As duas vitórias do governismo no dia de ontem paradoxalmente denotam a fragilidade de suas posições, embora confirmem que ainda há poder suficiente para o Palácio do Planalto gastar, mesmo em defesa de causas desgastantes e adotando métodos reprováveis que corroem cada vez mais sua legitimidade.
A vitória de Leonardo Picciani para a liderança do PMDB deu sem dúvida ao governo Dilma um respiro na Câmara, que no entanto não será definitivo, pois a bancada permanece dividida e somente malabarismos como o de colocar de volta na bancada ministros e secretários estaduais garantiram a margem apertada da vitória.
A esdrúxula liminar que adiou os depoimentos do ex-presidente Lula e de sua mulher Mariza também revelou a fragilidade da situação em que se encontram, incapazes de explicar diante da Justiça o imbróglio do sítio de Atibaia e o tríplex do Guarujá.
O atalho permitido pelo Conselho Nacional do Ministério Público é claramente heterodoxo, pois o deputado petista Paulo Teixeira não é parte do processo e sua intervenção não poderia ter sido aceita. Além do mais, a reclamação, se feita pelos advogados do ex-presidente, deveria ter sido encaminhada à Justiça paulista, e não ao CNMP, que não tem autoridade para interferir num processo de investigação criminal já instaurado.

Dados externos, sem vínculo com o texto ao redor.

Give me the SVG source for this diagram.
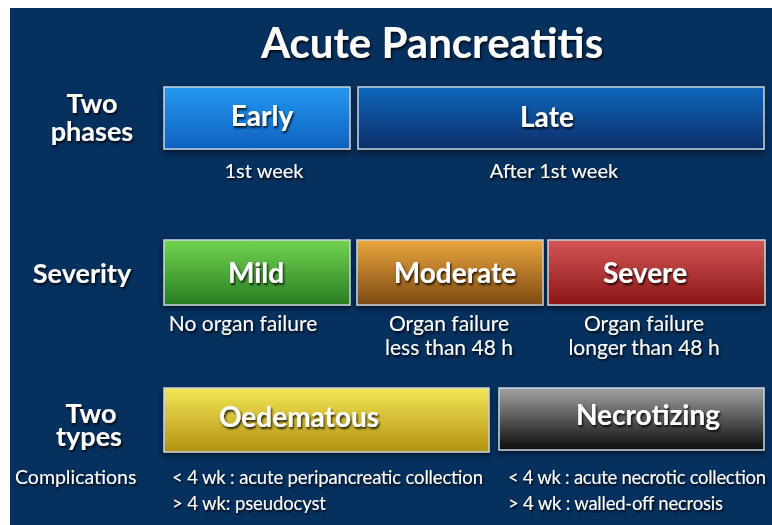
<svg xmlns="http://www.w3.org/2000/svg" width="772" height="525" viewBox="0 0 772 525">
<defs>
<linearGradient id="gEarly" x1="0" y1="0" x2="0" y2="1"><stop offset="0" stop-color="#2499f0"/><stop offset="1" stop-color="#0f60bf"/></linearGradient>
<linearGradient id="gLate" x1="0" y1="0" x2="0" y2="1"><stop offset="0" stop-color="#1166bc"/><stop offset="1" stop-color="#062f6a"/></linearGradient>
<linearGradient id="gMild" x1="0" y1="0" x2="0" y2="1"><stop offset="0" stop-color="#72d450"/><stop offset="1" stop-color="#297c22"/></linearGradient>
<linearGradient id="gModerate" x1="0" y1="0" x2="0" y2="1"><stop offset="0" stop-color="#eba73e"/><stop offset="1" stop-color="#7c4912"/></linearGradient>
<linearGradient id="gSevere" x1="0" y1="0" x2="0" y2="1"><stop offset="0" stop-color="#d45656"/><stop offset="1" stop-color="#8a1616"/></linearGradient>
<linearGradient id="gOed" x1="0" y1="0" x2="0" y2="1"><stop offset="0" stop-color="#f3e656"/><stop offset="1" stop-color="#b29212"/></linearGradient>
<linearGradient id="gNec" x1="0" y1="0" x2="0" y2="1"><stop offset="0" stop-color="#a2a2a2"/><stop offset="1" stop-color="#0c0c0c"/></linearGradient>
<filter id="boxShadow" x="-5%" y="-10%" width="110%" height="130%"><feDropShadow dx="0" dy="3" stdDeviation="2.5" flood-color="#000" flood-opacity="0.5"/></filter>
<filter id="txtShadow" x="-10%" y="-20%" width="120%" height="150%"><feDropShadow dx="1.2" dy="2" stdDeviation="1.3" flood-color="#000" flood-opacity="0.85"/></filter>
</defs>
<style>
.box{stroke:#c9d3dd;stroke-width:1.5;filter:url(#boxShadow)}
.t{font-family:Lato,"Open Sans","Liberation Sans",sans-serif;fill:#fff;filter:url(#txtShadow)}
.h{font-weight:bold;text-anchor:middle}
.title{font-size:42px}
.lbl{font-size:28px}
.side{font-size:27px}
.sub{font-size:20px;text-anchor:middle}
.sub2{font-size:21px;text-anchor:middle}
.comp{font-size:18.5px}
.cl{font-size:19.5px}
</style>
<rect x="10" y="8" width="762" height="517" fill="#06305e"/>
<g id="title"><text class="t h title" x="432" y="58">Acute Pancreatitis</text></g>
<g id="row-phases-label"><text class="t h side"><tspan x="92" y="113">Two</tspan><tspan x="92" y="141">phases</tspan></text></g>
<g id="node-early"><rect class="box" x="164" y="87" width="186" height="62" fill="url(#gEarly)"/><text class="t h lbl" x="262" y="126">Early</text><text class="t sub" x="264" y="178">1st week</text></g>
<g id="node-late"><rect class="box" x="358" y="87" width="406" height="62" fill="url(#gLate)"/><text class="t h lbl" x="547" y="127">Late</text><text class="t sub" x="554" y="178">After 1st week</text></g>
<g id="row-severity-label"><text class="t h side" x="82" y="283">Severity</text></g>
<g id="node-mild"><rect class="box" x="164" y="240" width="186" height="65" fill="url(#gMild)"/><text class="t h lbl" x="256" y="283">Mild</text><text class="t sub2" x="243" y="331">No organ failure</text></g>
<g id="node-moderate"><rect class="box" x="357" y="240" width="186" height="65" fill="url(#gModerate)"/><text class="t h lbl" x="455" y="283">Moderate</text><text class="t sub2"><tspan x="449" y="331">Organ failure</tspan><tspan x="449" y="355">less than 48 h</tspan></text></g>
<g id="node-severe"><rect class="box" x="548" y="240" width="217" height="65" fill="url(#gSevere)"/><text class="t h lbl" x="645" y="283">Severe</text><text class="t sub2"><tspan x="644" y="331">Organ failure</tspan><tspan x="644" y="355">longer than 48 h</tspan></text></g>
<g id="row-types-label"><text class="t h side"><tspan x="91" y="423">Two</tspan><tspan x="89" y="446">types</tspan></text><text class="t cl" x="15" y="484">Complications</text></g>
<g id="node-oedematous"><rect class="box" x="164" y="388" width="325" height="64" fill="url(#gOed)"/><text class="t h lbl" x="299" y="427">Oedematous</text><text class="t comp" x="172" y="484" textLength="311" lengthAdjust="spacing">&lt; 4 wk : acute peripancreatic collection</text><text class="t comp" x="172" y="510" textLength="154" lengthAdjust="spacing">&gt; 4 wk: pseudocyst</text></g>
<g id="node-necrotizing"><rect class="box" x="499" y="388" width="265" height="62" fill="url(#gNec)"/><text class="t h lbl" x="648" y="425">Necrotizing</text><text class="t comp" x="508" y="484" textLength="258" lengthAdjust="spacing">&lt; 4 wk : acute necrotic collection</text><text class="t comp" x="508" y="510" textLength="215" lengthAdjust="spacing">&gt; 4 wk : walled-off necrosis</text></g>
<g id="connectors"/>
</svg>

Dentre as muitas estranhezas do processo decisório está a liminar de Valter Shuenquener de Araújo ter sido concedida no fim da noite da véspera do depoimento que os dois deveriam dar ao promotor Cassio Conserino, sabendo-se que a possibilidade de simplesmente não comparecerem foi analisada. Preferiram apelar a heterodoxias jurídicas para guardar as aparências, o que não retirou do ato a significação de, como disseram em nota os Procuradores, se sentirem acima da lei.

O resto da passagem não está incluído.